Google Is Deploying AI to Track Heart Disease in Rural Australia

Rural Australian landscape with a doctor using AI health analytics on a tablet

Doctor using a tablet with AI health analytics while consulting a patient

Rural Australians Die From Heart Disease at 60% Higher Rates. Google Thinks AI Can Fix That.

Google has launched a new initiative in Australia that combines its Population Health AI (PHAI) system with on-the-ground health screening to tackle one of the country's most persistent health inequities: people living in remote communities are 60% more likely to die from heart disease than those in cities.

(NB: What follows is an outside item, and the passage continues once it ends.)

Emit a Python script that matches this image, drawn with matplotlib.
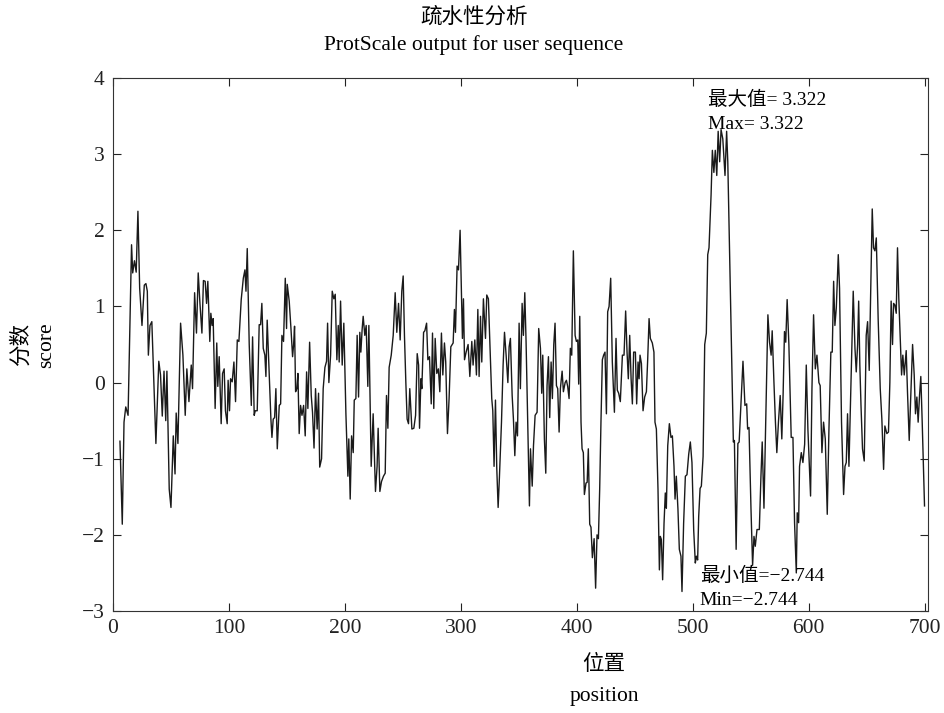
import matplotlib
matplotlib.use("Agg")
import matplotlib.pyplot as plt

# Hydropathy profile (vertices of the ProtScale trace: residue position, score)
position = [
    6, 8, 9.5, 11, 13, 16, 17, 18.5, 20, 21.5, 23, 25, 27, 28.4, 29.6, 30.5, 31.9, 33.5, 35, 37,
    39.5, 41, 42.5, 44, 45.5, 46.5, 48.5, 50, 52, 53.5, 54.5, 56, 58.3, 60.3, 62.3, 63.7, 65.5, 67.5, 68.6, 70.4,
    72, 73.5, 75, 76.7, 78, 79.5, 80.7, 81.8, 83.5, 84.4, 85.5, 86.4, 88.1, 89.5, 90.4, 91.6, 93.3, 94.5, 95.9, 97,
    98.5, 99.3, 100.5, 101.4, 102.8, 104.3, 105.7, 107.2, 108.6, 110.6, 112.4, 113.8, 114.7, 115.8, 117.5, 119.3, 120.4, 121.8, 122.7, 124.4,
    126.1, 127.3, 128.4, 129.6, 131, 131.9, 133, 134.8, 136.2, 137.1, 138.2, 139.4, 140.5, 141.7, 143.4, 144.6, 145.7, 147.1, 148.6, 149.7,
    150.3, 152, 153.5, 154.9, 155.8, 156.6, 157.5, 158.6, 159.5, 160.6, 161.8, 163, 164.4, 165.8, 167, 168.1, 169.6, 171, 172.1, 173.4,
    174.7, 176.1, 177.3, 178.3, 179.9, 181.3, 182.8, 184.2, 185.1, 186.2, 187.7, 189.1, 190.5, 191.7, 193.1, 194.3, 195.1, 196.3, 197.7, 199.1,
    200.9, 202.6, 203.4, 204.6, 205.8, 207.2, 208.1, 209.5, 210.6, 211.8, 212.9, 213.8, 214.9, 215.8, 217.2, 218.4, 219.8, 220.7, 222.7, 224.4,
    226.4, 227.8, 228.7, 230.2, 231.6, 233.3, 234.8, 235.9, 237.1, 238.2, 240, 241.7, 243.4, 244.8, 246.3, 247.7, 249.1, 250.3, 251.4, 252.6,
    253.7, 254.9, 256, 257.8, 259.5, 261, 262.4, 263.6, 264.4, 265.6, 266.4, 267.9, 269, 270.5, 271.6, 273, 274.5, 275.6, 276.7, 277.9,
    279.3, 280.7, 281.9, 283.3, 284.5, 285.9, 287, 288.5, 289.9, 291.4, 293.4, 294.5, 295.4, 296.8, 298, 299.4, 301.4, 302.3, 303.2, 304.6,
    306.3, 307.8, 309.5, 310.6, 312.1, 313.5, 314.7, 315.8, 317, 318.1, 319.5, 321.3, 322.4, 323.8, 325.6, 326.7, 327.6, 328.7, 329.9, 331,
    332.2, 333.3, 335.1, 336.5, 337.7, 339.1, 340.6, 341.7, 342.8, 344.3, 345.4, 346.6, 347.7, 348.9, 350.3, 351.4, 352.9, 354, 355.2, 356.3,
    359.2, 360.1, 361.6, 362.7, 364.1, 365.8, 367.2, 368.7, 369.8, 370.7, 372.1, 373.3, 374.4, 375.6, 376.7, 377.9, 379, 380.2, 381.3, 382.5,
    383.6, 384.8, 385.9, 387.4, 388.5, 390, 391.1, 392.2, 393.4, 394.5, 395.7, 397.1, 398.6, 399.7, 400.9, 401.7, 402.6, 403.7, 404.6, 405.7,
    406.6, 408, 409, 410, 411.2, 412.3, 413.5, 415, 416.3, 417.5, 418.7, 419.8, 420.9, 422.1, 423.2, 424.4, 425.6, 426.7, 427.9, 429.3,
    430.7, 432.5, 433.9, 435, 436.2, 437.6, 439.4, 440.8, 442.2, 443.4, 444.5, 445.7, 446.9, 448, 449.1, 450.6, 451.7, 452.9, 453.8, 454.6,
    455.8, 457.2, 458.6, 460.1, 461.2, 462.4, 463.5, 465.2, 466.6, 467.5, 468.7, 470.1, 471.3, 472.1, 473, 474.1, 475.3, 476.4, 477.3, 478.5,
    479.9, 481.3, 482.5, 483.9, 484.8, 485.9, 487.3, 488.5, 489.9, 490.8, 492.2, 493.7, 495.1, 496.6, 498, 499.4, 500.9, 502.3, 503.2, 504.3,
    505.2, 506.4, 507.5, 509, 510.4, 511.8, 513, 514.1, 515.9, 517, 518.3, 519.5, 520.8, 522, 523.3, 524.5, 526, 527.9, 529.3, 530.3,
    535.1, 536, 537.5, 539, 540.1, 543.4, 545.1, 546.6, 547.4, 548.6, 550.3, 551.7, 552.9, 554, 555.5, 557.5, 558.9, 560, 561.5, 564.9,
    566.3, 567.7, 568.6, 570, 571.4, 572.6, 574, 575.5, 576.9, 578, 579.2, 580.3, 581.5, 583, 585, 586.5, 587.9, 589.4, 590.2, 591.4,
    592.2, 593.7, 595.1, 596.6, 598, 599.4, 601.7, 602.9, 604.3, 605.8, 607.2, 608.9, 610, 611.5, 612.9, 614.4, 616.1, 617.5, 619.2, 620.4,
    621.6, 622.7, 623.9, 625.6, 626.7, 628.4, 630.2, 631.4, 632.5, 633.6, 634.8, 636.2, 637.4, 638.5, 640, 641.1, 642.3, 643.2, 644.2, 645.2,
    646.5, 648, 649.7, 650.9, 652.3, 653.7, 654.9, 656, 657.2, 658.4, 660, 661.8, 663.2, 664.7, 665.8, 667.5, 668.9, 670.1, 671.2, 672.4,
    673.3, 674.4, 675.6, 676.7, 677.8, 679, 680.2, 681.3, 682.5, 684.2, 685.3, 686.8, 688.2, 689.7, 691.1, 692.2, 693.4, 694.5, 695.7, 696.8,
    698, 700,
]

score = [
    -0.77, -1.86, -0.52, -0.32, -0.43, 1.81, 1.44, 1.6, 1.45, 2.25, 1.24, 0.75, 1.28, 1.3, 1.2, 0.36, 0.75, 0.8, 0.12, -0.8,
    0.28, 0.1, -0.44, 0.15, -0.5, 0.15, -1.4, -1.64, -0.7, -1.2, -0.4, -0.8, 0.78, 0.36, -0.43, 0.18, -0.25, 0.23, -0.08, 1.18,
    0.65, 1.44, 1.04, 0.65, 1.34, 1.33, 1.04, 1.33, 0.54, 0.91, 0.75, 0.84, -0.34, 0.52, -0.05, 0.34, -0.54, 0.12, 0.18, -0.37,
    -0.54, 0.03, -0.37, 0.05, 0.01, 0.27, -0.25, 0.56, 0.54, 1.09, 1.37, 1.48, 1.2, 1.76, 0.5, -0.3, 0.6, -0.43, -0.37, -0.37,
    0.76, 0.76, 1.04, 0.45, 0.36, 0.08, 0.82, 0.1, -0.48, -0.72, -0.48, -0.46, -0.08, -0.87, -0.3, -0.28, 0.62, 0.54, 1.37, 0.71,
    1.29, 1.07, 0.71, 0.34, 0.5, 0.74, -0.12, -0.08, 0.12, -0.67, -0.3, -0.43, -0.3, -0.7, 0.14, -0.34, 0.53, -0.17, -0.39, -0.86,
    -0.08, -0.61, -0.14, -1.11, -1.0, -0.08, 0.2, 0.28, 0.78, 0.0, 0.36, 1.2, 1.1, 1.16, 0.3, 0.75, 0.27, 1.07, 0.23, 0.78,
    -0.41, -1.23, -0.74, -1.53, -0.7, -0.92, -0.23, -0.21, 0.62, -0.19, 0.66, 0.4, 0.7, 0.87, 0.62, 0.75, -0.05, 0.75, -1.1, -0.41,
    -1.43, -1.1, -0.6, -1.43, -1.3, -1.23, -1.19, -0.17, -0.6, 0.2, 0.36, 0.62, 1.18, 0.66, 1.04, 0.56, 1.2, 1.4, 0.62, 0.0,
    -0.48, -0.54, -0.08, -0.61, -0.6, -0.43, 0.38, 0.23, -0.6, 0.05, -0.08, 0.66, 0.68, 0.78, 0.3, 0.34, -0.28, 0.65, -0.34, 0.58,
    0.12, 0.18, -0.12, 0.65, 0.1, 0.52, 0.27, -0.67, -0.21, 0.47, 0.52, 0.96, 0.66, 1.53, 1.48, 2.0, 0.58, 1.1, 0.3, 0.4,
    0.5, 0.08, 0.54, 0.23, 0.56, 0.1, 0.96, 0.08, 0.87, 0.27, 1.1, 0.58, 1.15, 1.1, 0.27, -0.21, -0.37, -1.1, -0.23, -1.11,
    -1.64, -1.25, -0.52, 0.23, 0.66, 0.36, 0.0, 0.47, 0.58, -0.17, -0.48, -0.96, -0.52, -0.7, 0.78, -0.08, 1.04, 0.62, 1.18, 0.54,
    -1.62, -0.87, -1.36, -0.83, -0.43, -0.39, 0.71, 0.45, -0.14, 0.36, -0.74, -1.19, -0.04, 0.34, -0.46, 0.27, -0.21, 0.5, 0.78, -0.04,
    -0.08, -0.65, -0.08, 0.15, -0.12, 0.0, 0.03, -0.05, -0.21, 0.45, 0.36, 1.73, 0.62, 0.54, 0.56, -0.02, 0.87, -0.52, -0.87, -0.92,
    -1.47, -1.32, -1.31, -0.87, -1.86, -1.9, -2.3, -2.05, -2.7, -2.0, -2.05, -1.4, -0.52, 0.3, 0.36, 0.4, -0.41, 0.93, 1.0, 1.37,
    0.27, -0.39, 0.58, -0.1, -0.14, -0.25, 0.36, 0.36, 0.94, 0.4, 0.05, 0.62, 0.05, -0.28, 0.4, 0.4, -0.28, 0.27, 0.05, 0.36,
    0.25, -0.37, -0.19, -0.12, 0.3, 0.84, 0.58, 0.52, 0.4, -0.52, -0.61, -1.4, -2.46, -2.02, -2.06, -2.59, -1.85, -1.45, -1.65, -0.83,
    -0.54, -0.72, -0.7, -1.1, -1.53, -1.23, -1.66, -2.19, -2.28, -2.744, -1.85, -1.23, -1.21, -0.94, -0.78, -1.05, -1.94, -2.37, -2.28, -2.33,
    -1.76, -1.39, -1.36, -0.97, 0.5, 0.65, 1.68, 1.77, 2.47, 3.05, 2.76, 3.05, 2.72, 3.3, 2.9, 3.322, 3.2, 2.72, 3.3, 2.9,
    -0.78, -0.76, -2.19, -0.8, -0.78, 0.28, -0.3, -0.28, -0.61, -0.59, -1.65, -2.4, -2.02, -2.15, -1.93, -1.93, -1.23, -0.78, -1.65, 0.89,
    0.53, 0.36, 0.68, 0.05, -0.52, -0.92, -0.52, -0.17, -0.74, -0.17, 0.67, 0.53, 1.09, 0.5, -0.72, -0.72, -1.84, -2.5, -1.71, -1.84,
    -1.1, -0.92, -1.05, -0.81, 0.23, -0.61, -1.49, -0.08, 0.89, 0.18, 0.36, 0.0, -0.04, -0.92, -0.52, -0.74, -1.73, -0.65, 0.4, 0.4,
    1.33, 0.75, 0.98, 1.68, 1.24, -0.52, -1.47, -1.1, -1.05, -0.41, -1.1, -0.21, 0.58, 1.2, 0.45, 0.14, 0.5, 1.07, 0.23, -0.3,
    -0.87, -1.03, 0.62, 0.8, 0.16, 1.33, 2.28, 1.77, 1.73, 1.9, 0.84, -0.08, -0.48, -1.14, -0.57, -0.67, -0.65, 0.0, 1.07, 0.5,
    1.04, 1.02, 0.91, 1.77, 1.11, 0.62, 0.1, 0.36, 0.1, 0.42, -0.12, -0.76, -0.17, 0.5, 0.1, -0.41, -0.19, -0.52, -0.17, 0.08,
    -0.52, -1.62,
]

x_ticks = [0, 100, 200, 300, 400, 500, 600, 700]
y_ticks = [-3, -2, -1, 0, 1, 2, 3, 4]

max_value = 3.322
min_value = -2.744

FONT = ["Liberation Serif", "Noto Sans CJK SC", "DejaVu Sans"]
plt.rcParams["font.family"] = FONT
plt.rcParams["axes.unicode_minus"] = True

W, H = 944, 713
fig = plt.figure(figsize=(W / 100, H / 100), dpi=100)
left, right, top, bottom = 113, 928, 78, 611
ax = fig.add_axes([left / W, 1 - bottom / H, (right - left) / W, (bottom - top) / H])

ax.plot(position, score, color="#1a1a1a", linewidth=1.0)

ax.set_xlim(0, 703)
ax.set_ylim(-3, 4)
ax.set_xticks(x_ticks)
ax.set_yticks(y_ticks)
ax.tick_params(direction="in", length=6, width=0.8, labelsize=15.5,
               top=True, right=True, colors="#222222", pad=6)
for s in ax.spines.values():
    s.set_linewidth(0.8)
    s.set_color("#333333")

# titles and axis labels (Chinese line above English line)
title_x = 474 / W
fig.text(title_x, 1 - 18 / H, "疏水性分析", ha="center", va="center", fontsize=15.5, fontweight="light")
fig.text(title_x, 1 - 45 / H, "ProtScale output for user sequence", ha="center", va="center", fontsize=15.5)
xlabel_x = 604 / W
fig.text(xlabel_x, 1 - 665 / H, "位置", ha="center", va="center", fontsize=15.5, fontweight="light")
fig.text(xlabel_x, 1 - 697 / H, "position", ha="center", va="center", fontsize=15.5)
cy = 1 - 345 / H
fig.text(22 / W, cy, "分数", ha="center", va="center", rotation=90, fontsize=15.5, fontweight="light")
fig.text(47 / W, cy, "score", ha="center", va="center", rotation=90, fontsize=15.5)

# extreme value annotations
ax.text(513, 3.71, f"最大值= {max_value:.3f}", fontsize=14, va="center", ha="left", fontweight="light")
ax.text(513, 3.39, f"Max= {max_value:.3f}", fontsize=14, va="center", ha="left")
ax.text(506, -2.54, f"最小值=\u2212{abs(min_value):.3f}", fontsize=14, va="center", ha="left", fontweight="light")
ax.text(506, -2.86, f"Min=\u2212{abs(min_value):.3f}", fontsize=14, va="center", ha="left")

fig.savefig("out.png", dpi=100)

The program is backed by a $1 million AUD investment from Google Australia's Digital Future Initiative and brings together Wesfarmers Health (through its SISU Health business), the Victor Chang Cardiac Research Institute, and not-for-profit insurer Latrobe Health Services. It is the first initiative of its kind in the Asia-Pacific region.

How PHAI Works

Population Health AI is not a diagnostic tool. It is an analytics engine that identifies hidden health risks within communities by combining multiple data sources:

  • Google Earth AI's Population Dynamics Foundation Models (PDFM) — satellite-derived insights about population patterns
  • Google Maps Platform data — air quality, pollen levels, and proximity to healthcare facilities, fresh food sources, and other places that influence health outcomes
  • De-identified clinical records — aggregated health data that reveals community-level patterns without exposing individual patient information

The idea is simple in principle: health is shaped by more than doctor visits. Where you live, what you breathe, how far the nearest clinic is, whether you can access fresh food — all of these environmental factors contribute to health outcomes. PHAI connects these dots at a community level.

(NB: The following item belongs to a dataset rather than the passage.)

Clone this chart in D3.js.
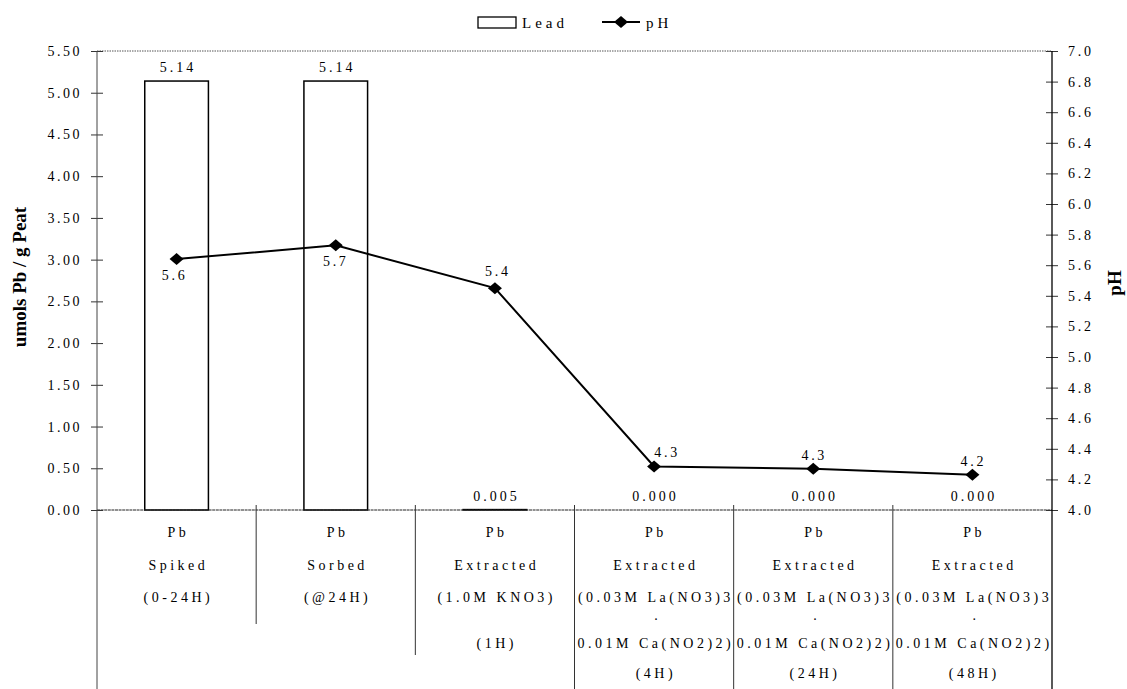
<!DOCTYPE html>
<html>
<head>
<meta charset="utf-8">
<script src="https://cdn.jsdelivr.net/npm/d3@7"></script>
<style>
  html, body { margin: 0; padding: 0; background: #fff; }
  svg { display: block; }
  text { font-family: "Liberation Serif", "DejaVu Serif", serif; fill: #000; }
</style>
</head>
<body>
<svg id="chart" width="1127" height="689"></svg>
<script>
// ---------------- DATA ----------------
const categoryLines = [
  ["Pb", "Spiked", "(0-24H)"],
  ["Pb", "Sorbed", "(@24H)"],
  ["Pb", "Extracted", "(1.0M KNO3)", "", "(1H)"],
  ["Pb", "Extracted", "(0.03M La(NO3)3", ".", "0.01M Ca(NO2)2)", "(4H)"],
  ["Pb", "Extracted", "(0.03M La(NO3)3", ".", "0.01M Ca(NO2)2)", "(24H)"],
  ["Pb", "Extracted", "(0.03M La(NO3)3", ".", "0.01M Ca(NO2)2)", "(48H)"]
];
const categories = categoryLines.map(l => l.filter(s => s && s !== ".").join(" "));
const leadValues = [5.14, 5.14, 0.005, 0.000, 0.000, 0.000];
const leadLabels = ["5.14", "5.14", "0.005", "0.000", "0.000", "0.000"];
const phValues = [5.64, 5.73, 5.45, 4.285, 4.27, 4.23];
const phLabels = ["5.6", "5.7", "5.4", "4.3", "4.3", "4.2"];
const leftTicks = d3.range(0, 5.51, 0.5);
const rightTicks = d3.range(4.0, 7.01, 0.2);
const leftTitle = "umols Pb / g Peat";
const rightTitle = "pH";
const legendNames = ["Lead", "pH"];

// ---------------- LAYOUT ----------------
const W = 1127, H = 689;
const L = 97, R = 1052, T = 51, B = 510;
const svg = d3.select("#chart");

const x = d3.scaleBand().domain(categories).range([L, R]).paddingInner(0).paddingOuter(0);
const yL = d3.scaleLinear().domain([0, 5.5]).range([B, T]);
const yR = d3.scaleLinear().domain([4.0, 7.0]).range([B, T]);

// top border (dotted)
svg.append("line").attr("x1", L).attr("x2", R).attr("y1", T).attr("y2", T)
  .attr("stroke", "#555").attr("stroke-width", 1).attr("stroke-dasharray", "1.5,1");

// bars
const barW = x.bandwidth() * 0.4;
svg.append("g").selectAll("rect").data(categories).join("rect")
  .attr("x", d => x(d) + x.bandwidth() / 2 - barW / 2)
  .attr("y", (d, i) => yL(leadValues[i]))
  .attr("width", barW)
  .attr("height", (d, i) => Math.max(0, B - yL(leadValues[i])))
  .attr("fill", "#fff").attr("stroke", "#000").attr("stroke-width", 1.5);

// bar labels
svg.append("g").selectAll("text").data(categories).join("text")
  .attr("x", d => x(d) + x.bandwidth() / 2 + 1.5)
  .attr("y", (d, i) => yL(leadValues[i]) - 9)
  .attr("text-anchor", "middle")
  .style("font-size", "14px").style("letter-spacing", "3px")
  .text((d, i) => leadLabels[i]);

// baseline
svg.append("line").attr("x1", L).attr("x2", R).attr("y1", B).attr("y2", B)
  .attr("stroke", "#222").attr("stroke-width", 1).attr("stroke-dasharray", "3,0.6");

// left axis
const gL = svg.append("g").attr("transform", `translate(${L},0)`)
  .call(d3.axisLeft(yL).tickValues(leftTicks).tickFormat(d3.format(".2f")).tickSize(6).tickPadding(9));
gL.select(".domain").remove();
gL.selectAll(".tick line").attr("x1", 6).attr("x2", -6).attr("stroke", "#333");
gL.selectAll(".tick text").style("font-size", "14px").style("letter-spacing", "2.5px")
  .style("font-family", "'Liberation Serif', serif").attr("fill", "#000");
svg.append("line").attr("x1", L).attr("x2", L).attr("y1", T).attr("y2", H)
  .attr("stroke", "#444").attr("stroke-width", 1);

// right axis
const gR = svg.append("g").attr("transform", `translate(${R},0)`)
  .call(d3.axisRight(yR).tickValues(rightTicks).tickFormat(d3.format(".1f")).tickSize(6).tickPadding(10));
gR.select(".domain").remove();
gR.selectAll(".tick line").attr("x1", -6).attr("x2", 6).attr("stroke", "#333");
gR.selectAll(".tick text").style("font-size", "14px").style("letter-spacing", "2.7px")
  .style("font-family", "'Liberation Serif', serif").attr("fill", "#000");
svg.append("line").attr("x1", R).attr("x2", R).attr("y1", T).attr("y2", H)
  .attr("stroke", "#000").attr("stroke-width", 1.3);

// category table dividers
const bottomFor = {3: 624, 5: 655, 6: H};
for (let i = 1; i < categories.length; i++) {
  const n = Math.max(categoryLines[i - 1].length, categoryLines[i].length);
  svg.append("line").attr("x1", x(categories[i])).attr("x2", x(categories[i]))
    .attr("y1", B - 5).attr("y2", bottomFor[n])
    .attr("stroke", "#333").attr("stroke-width", 1);
}

// category labels
const lineY = [537, 569.5, 602, 620, 648, 678];
const catG = svg.append("g");
categoryLines.forEach((lines, i) => {
  lines.forEach((s, j) => {
    if (!s) return;
    catG.append("text")
      .attr("x", x(categories[i]) + x.bandwidth() / 2 + 1.8)
      .attr("y", lineY[j])
      .attr("text-anchor", "middle")
      .style("font-size", "14px").style("letter-spacing", s === "." ? "0px" : "3.5px")
      .attr("fill", s === "." ? "#999" : "#000")
      .text(s);
  });
});

// pH line
const line = d3.line().x((d, i) => x(categories[i]) + x.bandwidth() / 2).y(d => yR(d));
svg.append("path").datum(phValues).attr("d", line)
  .attr("fill", "none").attr("stroke", "#000").attr("stroke-width", 2);
const diamond = "M0,-6L7,0L0,6L-7,0Z";
svg.append("g").selectAll("path").data(phValues).join("path")
  .attr("d", diamond)
  .attr("transform", (d, i) => `translate(${x(categories[i]) + x.bandwidth() / 2},${yR(d)})`)
  .attr("fill", "#000");
// pH labels: first two below, rest above
const phDy = [21, 21, -12, -9, -9, -9];
const phDx = [-2, 0, 3, 13, 1, 1];
svg.append("g").selectAll("text").data(phValues).join("text")
  .attr("x", (d, i) => x(categories[i]) + x.bandwidth() / 2 + phDx[i])
  .attr("y", (d, i) => yR(d) + phDy[i])
  .attr("text-anchor", "middle")
  .style("font-size", "14px").style("letter-spacing", "2.7px")
  .text((d, i) => phLabels[i]);

// axis titles
svg.append("text").attr("transform", "translate(26,277) rotate(-90)")
  .attr("text-anchor", "middle")
  .style("font-size", "19px").style("font-weight", "bold")
  .text(leftTitle);
svg.append("text").attr("transform", "translate(1121,283) rotate(-90)")
  .attr("text-anchor", "middle")
  .style("font-size", "19px").style("font-weight", "bold")
  .text(rightTitle);

// legend
const lg = svg.append("g");
lg.append("rect").attr("x", 478).attr("y", 17).attr("width", 38).attr("height", 11)
  .attr("fill", "#fff").attr("stroke", "#000").attr("stroke-width", 1.3);
lg.append("text").attr("x", 522).attr("y", 28).style("font-size", "15px").style("letter-spacing", "4px")
  .text(legendNames[0]);
lg.append("line").attr("x1", 602).attr("x2", 640).attr("y1", 22).attr("y2", 22)
  .attr("stroke", "#000").attr("stroke-width", 2);
lg.append("path").attr("d", diamond).attr("transform", "translate(621,22)").attr("fill", "#000");
lg.append("text").attr("x", 646).attr("y", 28).style("font-size", "15px").style("letter-spacing", "4px")
  .text(legendNames[1]);
</script>
</body>
</html>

50,000 Health Screenings in Remote Areas

The most tangible outcome of this partnership is that SISU Health plans to conduct over 50,000 new health screenings in remote areas, guided by PHAI's analysis of where screenings are most needed. SISU Health will also use PHAI to analyze trends across its dataset of de-identified, consented records, combining historical data with the new screenings to better understand local health challenges.

This is where the rubber meets the road: AI analytics are only useful if they lead to real-world action. In this case, the action is deploying health screening resources to communities that PHAI identifies as having the highest unmet needs.

The Skeptical Take

Google framing this as a healthcare initiative is clever positioning. What it actually is: Google using its surveillance infrastructure — satellite imagery, Maps data, population tracking — to build a health analytics product. The $1M AUD investment is pocket change for Google. The real value is proving that PHAI works in a real-world deployment, which creates a product Google can then sell or license globally.

That said, the underlying problem is real. Rural Australians genuinely face worse health outcomes, and traditional approaches have not solved it. If AI-guided screening deployment actually gets health services to communities that need them, the privacy trade-offs may be worth it. The question is whether Google will keep this as a philanthropic effort or monetize the platform.

The Bottom Line

Google is deploying satellite-powered AI to map heart disease risk in rural Australia, backed by $1M AUD and partnerships with leading health organizations. The 60% mortality gap between rural and urban Australians is a real problem, and 50,000 targeted health screenings could make a meaningful difference. Whether this is primarily about helping communities or building a global health analytics product is a question only Google's next moves will answer.